[Start SUPPLIED DATA]

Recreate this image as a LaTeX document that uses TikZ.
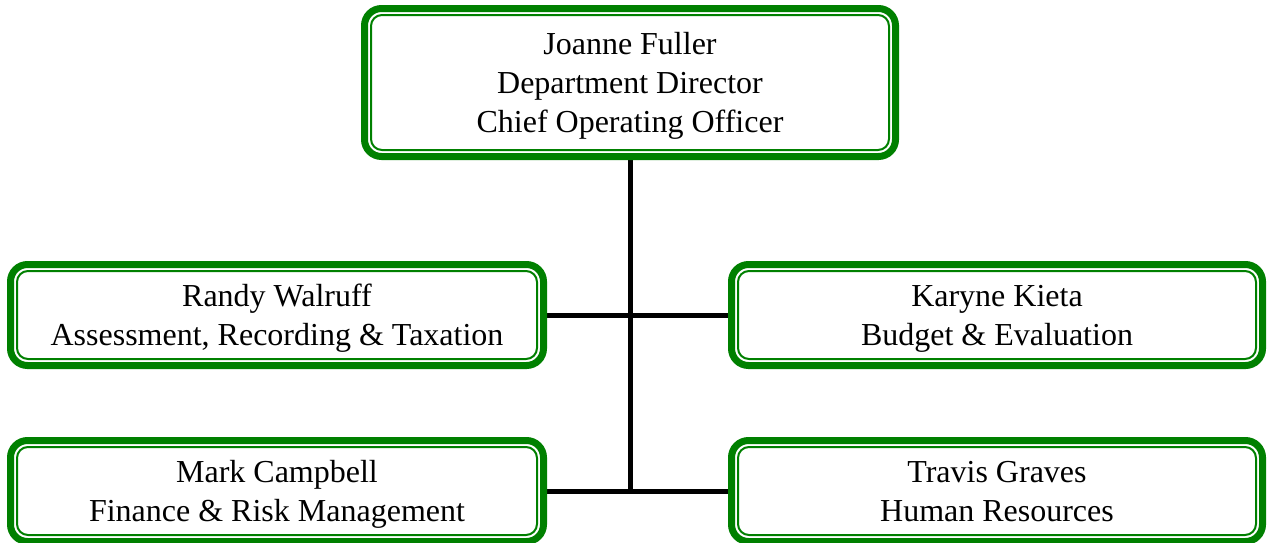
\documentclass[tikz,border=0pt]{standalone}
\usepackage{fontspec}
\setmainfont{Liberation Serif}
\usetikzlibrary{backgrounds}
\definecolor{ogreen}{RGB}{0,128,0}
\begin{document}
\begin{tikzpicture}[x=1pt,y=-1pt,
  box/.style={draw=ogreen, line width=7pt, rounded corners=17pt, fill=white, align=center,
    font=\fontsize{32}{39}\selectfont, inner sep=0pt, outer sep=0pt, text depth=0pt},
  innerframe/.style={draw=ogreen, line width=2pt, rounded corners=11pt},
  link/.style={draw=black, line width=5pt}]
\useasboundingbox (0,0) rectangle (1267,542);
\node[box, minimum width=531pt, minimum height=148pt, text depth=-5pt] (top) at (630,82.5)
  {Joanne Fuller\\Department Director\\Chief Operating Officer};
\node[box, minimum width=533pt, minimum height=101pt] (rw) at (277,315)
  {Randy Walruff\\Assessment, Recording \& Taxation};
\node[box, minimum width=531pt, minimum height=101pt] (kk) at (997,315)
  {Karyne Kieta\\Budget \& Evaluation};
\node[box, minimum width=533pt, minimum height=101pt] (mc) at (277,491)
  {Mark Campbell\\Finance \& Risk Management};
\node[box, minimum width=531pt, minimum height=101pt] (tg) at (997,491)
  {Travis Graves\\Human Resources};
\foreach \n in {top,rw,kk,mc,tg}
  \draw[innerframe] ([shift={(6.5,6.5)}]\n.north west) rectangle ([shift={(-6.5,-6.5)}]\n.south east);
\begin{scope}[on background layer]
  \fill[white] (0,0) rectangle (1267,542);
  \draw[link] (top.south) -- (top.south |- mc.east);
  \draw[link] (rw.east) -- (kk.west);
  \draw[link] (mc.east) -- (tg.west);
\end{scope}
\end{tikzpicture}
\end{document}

[End SUPPLIED DATA]
[Start SUPPLIED DATA]

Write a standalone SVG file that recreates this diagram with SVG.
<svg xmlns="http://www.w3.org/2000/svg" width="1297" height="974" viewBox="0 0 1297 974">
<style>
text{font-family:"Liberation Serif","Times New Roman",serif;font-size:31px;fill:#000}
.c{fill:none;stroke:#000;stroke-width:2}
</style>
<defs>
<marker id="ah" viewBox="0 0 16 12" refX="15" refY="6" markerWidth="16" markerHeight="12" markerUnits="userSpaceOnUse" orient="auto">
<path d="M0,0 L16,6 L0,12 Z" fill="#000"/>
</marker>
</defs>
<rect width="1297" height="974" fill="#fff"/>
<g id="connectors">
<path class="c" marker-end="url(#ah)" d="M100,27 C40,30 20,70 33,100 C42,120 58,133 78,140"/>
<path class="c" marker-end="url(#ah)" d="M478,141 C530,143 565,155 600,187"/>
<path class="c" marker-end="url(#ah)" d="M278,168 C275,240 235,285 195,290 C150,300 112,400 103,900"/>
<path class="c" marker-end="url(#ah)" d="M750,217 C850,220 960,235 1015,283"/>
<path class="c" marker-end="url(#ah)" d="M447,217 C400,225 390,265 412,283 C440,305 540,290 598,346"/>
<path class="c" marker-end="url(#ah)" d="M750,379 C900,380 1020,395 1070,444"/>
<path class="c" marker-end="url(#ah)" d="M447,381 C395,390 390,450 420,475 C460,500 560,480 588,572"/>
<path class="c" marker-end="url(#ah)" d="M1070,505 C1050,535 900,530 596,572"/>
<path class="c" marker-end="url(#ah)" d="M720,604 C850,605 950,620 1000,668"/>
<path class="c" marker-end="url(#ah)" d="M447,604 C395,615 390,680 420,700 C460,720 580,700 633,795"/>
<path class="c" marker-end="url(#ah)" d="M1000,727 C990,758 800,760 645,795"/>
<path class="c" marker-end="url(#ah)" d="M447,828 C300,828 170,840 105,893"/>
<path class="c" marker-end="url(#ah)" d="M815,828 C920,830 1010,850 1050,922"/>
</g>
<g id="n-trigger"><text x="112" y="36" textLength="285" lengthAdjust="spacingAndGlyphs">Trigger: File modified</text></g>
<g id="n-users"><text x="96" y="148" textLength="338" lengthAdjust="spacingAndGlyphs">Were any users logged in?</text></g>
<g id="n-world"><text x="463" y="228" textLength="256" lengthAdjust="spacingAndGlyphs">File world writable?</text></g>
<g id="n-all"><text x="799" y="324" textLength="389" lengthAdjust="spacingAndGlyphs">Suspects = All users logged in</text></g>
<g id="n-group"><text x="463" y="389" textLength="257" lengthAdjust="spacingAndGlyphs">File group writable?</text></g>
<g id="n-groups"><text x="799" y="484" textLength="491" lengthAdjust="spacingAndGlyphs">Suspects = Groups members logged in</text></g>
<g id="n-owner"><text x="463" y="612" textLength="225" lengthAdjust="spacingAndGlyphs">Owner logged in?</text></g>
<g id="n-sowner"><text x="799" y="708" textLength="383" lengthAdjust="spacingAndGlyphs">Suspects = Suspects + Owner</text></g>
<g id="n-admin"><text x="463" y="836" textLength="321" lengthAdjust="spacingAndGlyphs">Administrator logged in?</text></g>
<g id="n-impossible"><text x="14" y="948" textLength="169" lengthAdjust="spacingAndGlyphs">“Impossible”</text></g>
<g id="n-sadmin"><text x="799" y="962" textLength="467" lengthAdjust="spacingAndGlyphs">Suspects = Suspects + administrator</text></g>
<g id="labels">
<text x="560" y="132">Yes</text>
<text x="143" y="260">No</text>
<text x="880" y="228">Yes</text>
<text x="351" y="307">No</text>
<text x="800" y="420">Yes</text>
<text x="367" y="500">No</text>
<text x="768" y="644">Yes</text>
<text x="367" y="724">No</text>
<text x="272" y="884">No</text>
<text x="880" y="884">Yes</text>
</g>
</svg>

[End SUPPLIED DATA]

Go through the material and copy out every line with "this" in it.

Recreate this image as a LaTeX document that uses TikZ.
Write a standalone SVG file that recreates this diagram with SVG.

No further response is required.